** start **

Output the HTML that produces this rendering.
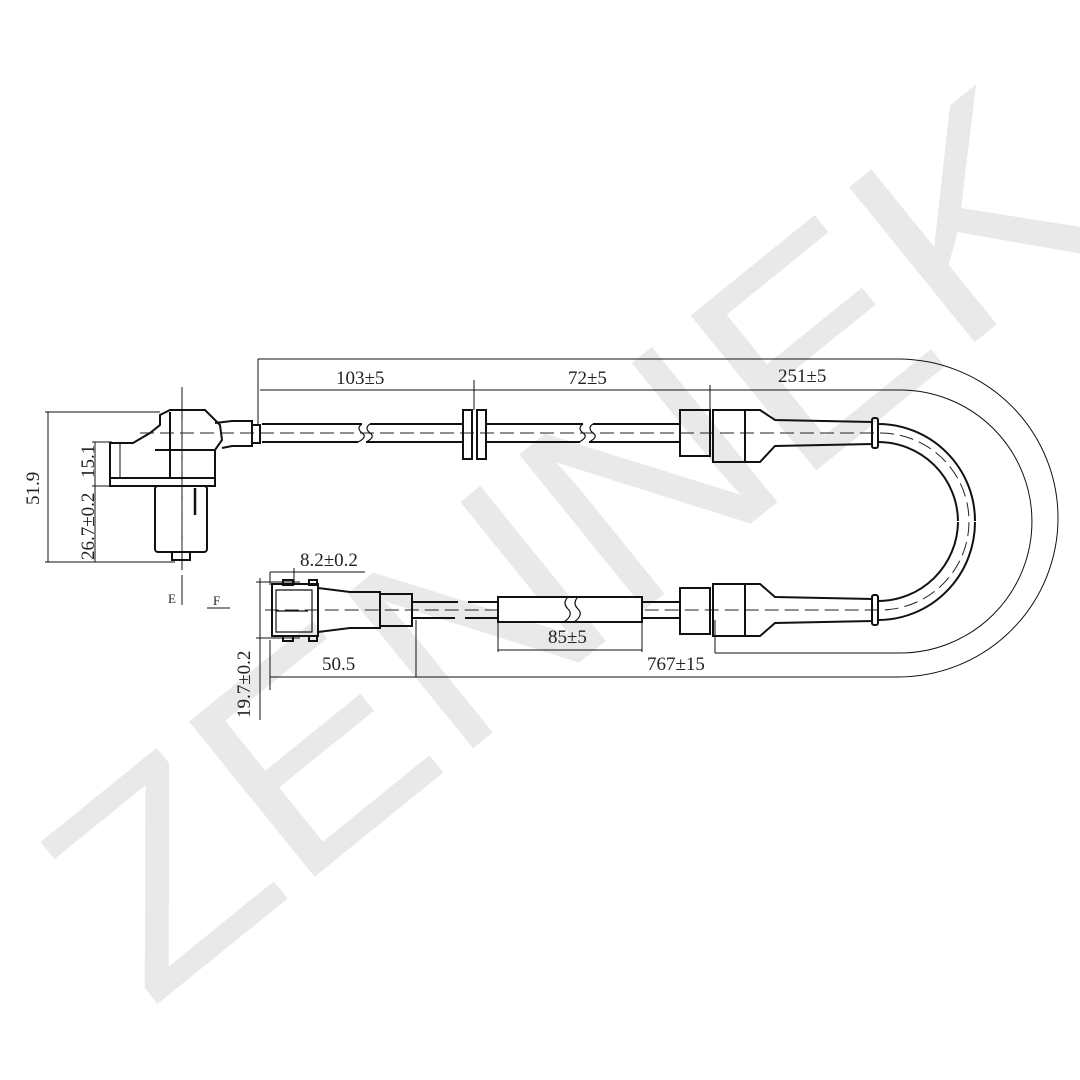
<!DOCTYPE html>
<html><head><meta charset="utf-8"><style>
html,body{margin:0;padding:0;background:#fff;}
svg{display:block}
text{font-family:"Liberation Serif",serif;fill:#222;}
</style></head><body>
<svg width="1080" height="1080" viewBox="0 0 1080 1080" xmlns="http://www.w3.org/2000/svg">
<!-- watermark -->
<g transform="translate(150,1010) rotate(-39)">
<text x="0" y="0" style="font-family:'Liberation Sans',sans-serif;font-weight:normal;font-size:290px;fill:#e9e9e9;" textLength="1240" lengthAdjust="spacingAndGlyphs">ZENNEK</text>
</g>
<g fill="none" stroke="#111" stroke-width="1">
<path d="M258 359 H898 A160 159 0 0 1 898 677 H270"/>
<path d="M258 359 V424"/>
<path d="M710 390 H900 A132 131.5 0 0 1 900 653 H715"/>
<path d="M260 390 H710"/>
<path d="M474 380 V410"/>
<path d="M710 385 V410"/>
<path d="M715 653 V620"/>
<path d="M498 650 H642"/><path d="M498 622 V652"/><path d="M642 622 V652"/>
<path d="M416 677 V620"/><path d="M270 640 V690"/>
<path d="M270 572 H365"/><path d="M270 572 V585"/><path d="M294 568 V585"/>
<path d="M256 582 H300"/><path d="M256 638 H300"/><path d="M260 578 V720"/>
<path d="M45 412 H160"/><path d="M45 562 H175"/><path d="M48 412 V562"/>
<path d="M92 442 H112"/><path d="M92 486 H140"/><path d="M95 442 V562"/>
<path d="M182 387 V570"/>
<path d="M182 575 V605"/>
<path d="M207 608 H230"/>
</g>
<g fill="none" stroke="#222" stroke-width="1" stroke-dasharray="14,6">
<path d="M140 433 H880 A89 88.5 0 0 1 880 610 H265"/>
<path d="M182 420 V560"/>
</g>
<g fill="none" stroke="#111" stroke-width="2">
<path d="M262 424 H362 M262 442 H358"/>
<path d="M370 424 H463 M366 442 H463"/>
<path d="M486 424 H583 M486 442 H580"/>
<path d="M593 424 H680 M589 442 H680"/>
<path d="M362 424 q-6 4 0 9 q6 4 -4 9" stroke-width="1.2"/>
<path d="M370 424 q-6 4 0 9 q6 4 -4 9" stroke-width="1.2"/>
<path d="M583 424 q-6 4 0 9 q6 4 -4 9" stroke-width="1.2"/>
<path d="M593 424 q-6 4 0 9 q6 4 -4 9" stroke-width="1.2"/>
<rect x="463" y="410" width="9" height="49"/>
<rect x="477" y="410" width="9" height="49"/>
<rect x="680" y="410" width="30" height="46"/>
<rect x="713" y="410" width="32" height="52"/>
<path d="M745 410 H760 L775 420 L872 422 V444 L775 446 L760 462 H745"/>
<rect x="872" y="418" width="6" height="30" rx="2"/>
<path d="M878 424 A97 97 0 0 1 975 521 M878 442 A80 80 0 0 1 958 521"/>
<path d="M878 620 A97 98 0 0 0 975 522 M878 601 A80 80 0 0 0 958 522"/>
<rect x="680" y="588" width="30" height="46"/>
<rect x="713" y="584" width="32" height="52"/>
<path d="M745 584 H760 L775 597 L872 599 V621 L775 623 L760 636 H745"/>
<rect x="872" y="595" width="6" height="30" rx="2"/>
<path d="M412 602 H458 M412 618 H455 M468 602 H498 M465 618 H498"/>
<path d="M642 602 H680 M642 618 H680"/>
<rect x="498" y="597" width="144" height="25" fill="#fff"/>
<path d="M568 597 q-6 6 0 12 q6 6 -4 13" stroke-width="1.2" />
<path d="M578 597 q-6 6 0 12 q6 6 -4 13" stroke-width="1.2"/>
<path d="M272 584 H318 V636 H272 Z"/>
<path d="M276 590 H312 V632 H276 Z" stroke-width="1.2"/>
<path d="M276 611 H308" stroke-width="1.2"/>
<path d="M318 588 L350 592 H380 V628 H350 L318 632"/>
<rect x="380" y="594" width="32" height="32"/>
<rect x="283" y="580" width="10" height="5"/><rect x="283" y="636" width="10" height="5"/>
<rect x="309" y="580" width="8" height="5"/><rect x="309" y="636" width="8" height="5"/>
<path d="M110 443 H133 L150 433 L160 425 V415 L170 410 H205 L220 425 L222 440 L215 450 V478 H110 Z"/>
<path d="M170 412 V478 M155 450 H215"/>
<path d="M215 423 L232 421 H252 V446 H232 L222 448"/>
<rect x="252" y="425" width="8" height="18"/>
<rect x="155" y="486" width="52" height="66" rx="3"/>
<path d="M110 478 V486 H215 V478"/>
<rect x="172" y="552" width="18" height="8"/>
<path d="M195 488 V515" stroke-width="2.5"/>
<path d="M120 443 V478" stroke-width="1"/>
</g>
<g font-size="19">
<text x="336" y="384">103±5</text>
<text x="568" y="384">72±5</text>
<text x="778" y="382">251±5</text>
<text x="300" y="566">8.2±0.2</text>
<text x="548" y="643">85±5</text>
<text x="322" y="670">50.5</text>
<text x="647" y="670">767±15</text>
<text transform="translate(39,505) rotate(-90)">51.9</text>
<text transform="translate(94,478) rotate(-90)">15.1</text>
<text transform="translate(94,560) rotate(-90)">26.7±0.2</text>
<text transform="translate(250,718) rotate(-90)">19.7±0.2</text>
<text x="168" y="603" font-size="13">E</text>
<text x="213" y="605" font-size="13">F</text>
</g>
</svg>
</body></html>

** end **

→ STATED EXERCISE
Omit the pictures, then quote the rest of the material above exactly.

→ TASK OUTPUT
Output the HTML that produces this rendering.
<!DOCTYPE html>
<html><head><meta charset="utf-8"><style>
html,body{margin:0;padding:0;background:#fff;}
svg{display:block}
text{font-family:"Liberation Serif",serif;fill:#222;}
</style></head><body>
<svg width="1080" height="1080" viewBox="0 0 1080 1080" xmlns="http://www.w3.org/2000/svg">
<!-- watermark -->
<g transform="translate(150,1010) rotate(-39)">
<text x="0" y="0" style="font-family:'Liberation Sans',sans-serif;font-weight:normal;font-size:290px;fill:#e9e9e9;" textLength="1240" lengthAdjust="spacingAndGlyphs">ZENNEK</text>
</g>
<g fill="none" stroke="#111" stroke-width="1">
<path d="M258 359 H898 A160 159 0 0 1 898 677 H270"/>
<path d="M258 359 V424"/>
<path d="M710 390 H900 A132 131.5 0 0 1 900 653 H715"/>
<path d="M260 390 H710"/>
<path d="M474 380 V410"/>
<path d="M710 385 V410"/>
<path d="M715 653 V620"/>
<path d="M498 650 H642"/><path d="M498 622 V652"/><path d="M642 622 V652"/>
<path d="M416 677 V620"/><path d="M270 640 V690"/>
<path d="M270 572 H365"/><path d="M270 572 V585"/><path d="M294 568 V585"/>
<path d="M256 582 H300"/><path d="M256 638 H300"/><path d="M260 578 V720"/>
<path d="M45 412 H160"/><path d="M45 562 H175"/><path d="M48 412 V562"/>
<path d="M92 442 H112"/><path d="M92 486 H140"/><path d="M95 442 V562"/>
<path d="M182 387 V570"/>
<path d="M182 575 V605"/>
<path d="M207 608 H230"/>
</g>
<g fill="none" stroke="#222" stroke-width="1" stroke-dasharray="14,6">
<path d="M140 433 H880 A89 88.5 0 0 1 880 610 H265"/>
<path d="M182 420 V560"/>
</g>
<g fill="none" stroke="#111" stroke-width="2">
<path d="M262 424 H362 M262 442 H358"/>
<path d="M370 424 H463 M366 442 H463"/>
<path d="M486 424 H583 M486 442 H580"/>
<path d="M593 424 H680 M589 442 H680"/>
<path d="M362 424 q-6 4 0 9 q6 4 -4 9" stroke-width="1.2"/>
<path d="M370 424 q-6 4 0 9 q6 4 -4 9" stroke-width="1.2"/>
<path d="M583 424 q-6 4 0 9 q6 4 -4 9" stroke-width="1.2"/>
<path d="M593 424 q-6 4 0 9 q6 4 -4 9" stroke-width="1.2"/>
<rect x="463" y="410" width="9" height="49"/>
<rect x="477" y="410" width="9" height="49"/>
<rect x="680" y="410" width="30" height="46"/>
<rect x="713" y="410" width="32" height="52"/>
<path d="M745 410 H760 L775 420 L872 422 V444 L775 446 L760 462 H745"/>
<rect x="872" y="418" width="6" height="30" rx="2"/>
<path d="M878 424 A97 97 0 0 1 975 521 M878 442 A80 80 0 0 1 958 521"/>
<path d="M878 620 A97 98 0 0 0 975 522 M878 601 A80 80 0 0 0 958 522"/>
<rect x="680" y="588" width="30" height="46"/>
<rect x="713" y="584" width="32" height="52"/>
<path d="M745 584 H760 L775 597 L872 599 V621 L775 623 L760 636 H745"/>
<rect x="872" y="595" width="6" height="30" rx="2"/>
<path d="M412 602 H458 M412 618 H455 M468 602 H498 M465 618 H498"/>
<path d="M642 602 H680 M642 618 H680"/>
<rect x="498" y="597" width="144" height="25" fill="#fff"/>
<path d="M568 597 q-6 6 0 12 q6 6 -4 13" stroke-width="1.2" />
<path d="M578 597 q-6 6 0 12 q6 6 -4 13" stroke-width="1.2"/>
<path d="M272 584 H318 V636 H272 Z"/>
<path d="M276 590 H312 V632 H276 Z" stroke-width="1.2"/>
<path d="M276 611 H308" stroke-width="1.2"/>
<path d="M318 588 L350 592 H380 V628 H350 L318 632"/>
<rect x="380" y="594" width="32" height="32"/>
<rect x="283" y="580" width="10" height="5"/><rect x="283" y="636" width="10" height="5"/>
<rect x="309" y="580" width="8" height="5"/><rect x="309" y="636" width="8" height="5"/>
<path d="M110 443 H133 L150 433 L160 425 V415 L170 410 H205 L220 425 L222 440 L215 450 V478 H110 Z"/>
<path d="M170 412 V478 M155 450 H215"/>
<path d="M215 423 L232 421 H252 V446 H232 L222 448"/>
<rect x="252" y="425" width="8" height="18"/>
<rect x="155" y="486" width="52" height="66" rx="3"/>
<path d="M110 478 V486 H215 V478"/>
<rect x="172" y="552" width="18" height="8"/>
<path d="M195 488 V515" stroke-width="2.5"/>
<path d="M120 443 V478" stroke-width="1"/>
</g>
<g font-size="19">
<text x="336" y="384">103±5</text>
<text x="568" y="384">72±5</text>
<text x="778" y="382">251±5</text>
<text x="300" y="566">8.2±0.2</text>
<text x="548" y="643">85±5</text>
<text x="322" y="670">50.5</text>
<text x="647" y="670">767±15</text>
<text transform="translate(39,505) rotate(-90)">51.9</text>
<text transform="translate(94,478) rotate(-90)">15.1</text>
<text transform="translate(94,560) rotate(-90)">26.7±0.2</text>
<text transform="translate(250,718) rotate(-90)">19.7±0.2</text>
<text x="168" y="603" font-size="13">E</text>
<text x="213" y="605" font-size="13">F</text>
</g>
</svg>
</body></html>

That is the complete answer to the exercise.